J’attends qu’on aille au bout de ce dossier, parce qu’on a les moyens d’y aller. Il y a beaucoup de Français -et parmi eux des autorités- qui ne parlent pas. Quand on a connaissance d’un crime, chacun doit le dénoncer. Je crois que tous les documents que l’on a maintenant sont quand même très graves au regard de ces faits-là, car on a le sentiment que le chef de l’Etat s’est bien gardé de dénoncer quoi que ce soit et, au contraire, a fait perdurer une version officielle qui était complètement délirante.

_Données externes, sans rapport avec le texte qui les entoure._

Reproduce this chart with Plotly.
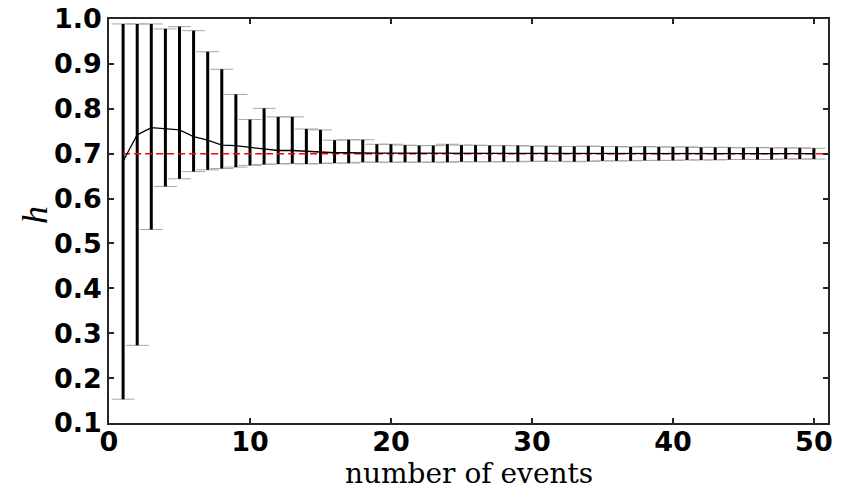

A gauche comme à droite, peu de responsables politiques vous ont soutenue, à de rares exceptions près. Vous attendez un sursaut de leur part ?
Ecoutez, soit on est dans une démocratie, soit on n’y est pas. S’il n’y avait pas eu de juge d’instruction, il n’y aurait pas eu de dossier Borrel. C’est une certitude. Quand on voit le temps qu’il a fallu pour que le parquet accepte de dire qu’il s’agit d’une affaire criminelle. Les premières expertises datent de novembre 2002. Le communiqué est du 19 juin 2007. Cinq ans après… en laissant passer plein d’articles sur des mobiles au « suicide » de mon mari, les plus infamants possibles. On a parlé de sa « pédophilie ». C’est dramatique. Moi, j’ai le sentiment qu’on est encore dans une démocratie. Il faut qu’on y reste et je me battrai pour cela, dans ce dossier là comme dans les autres.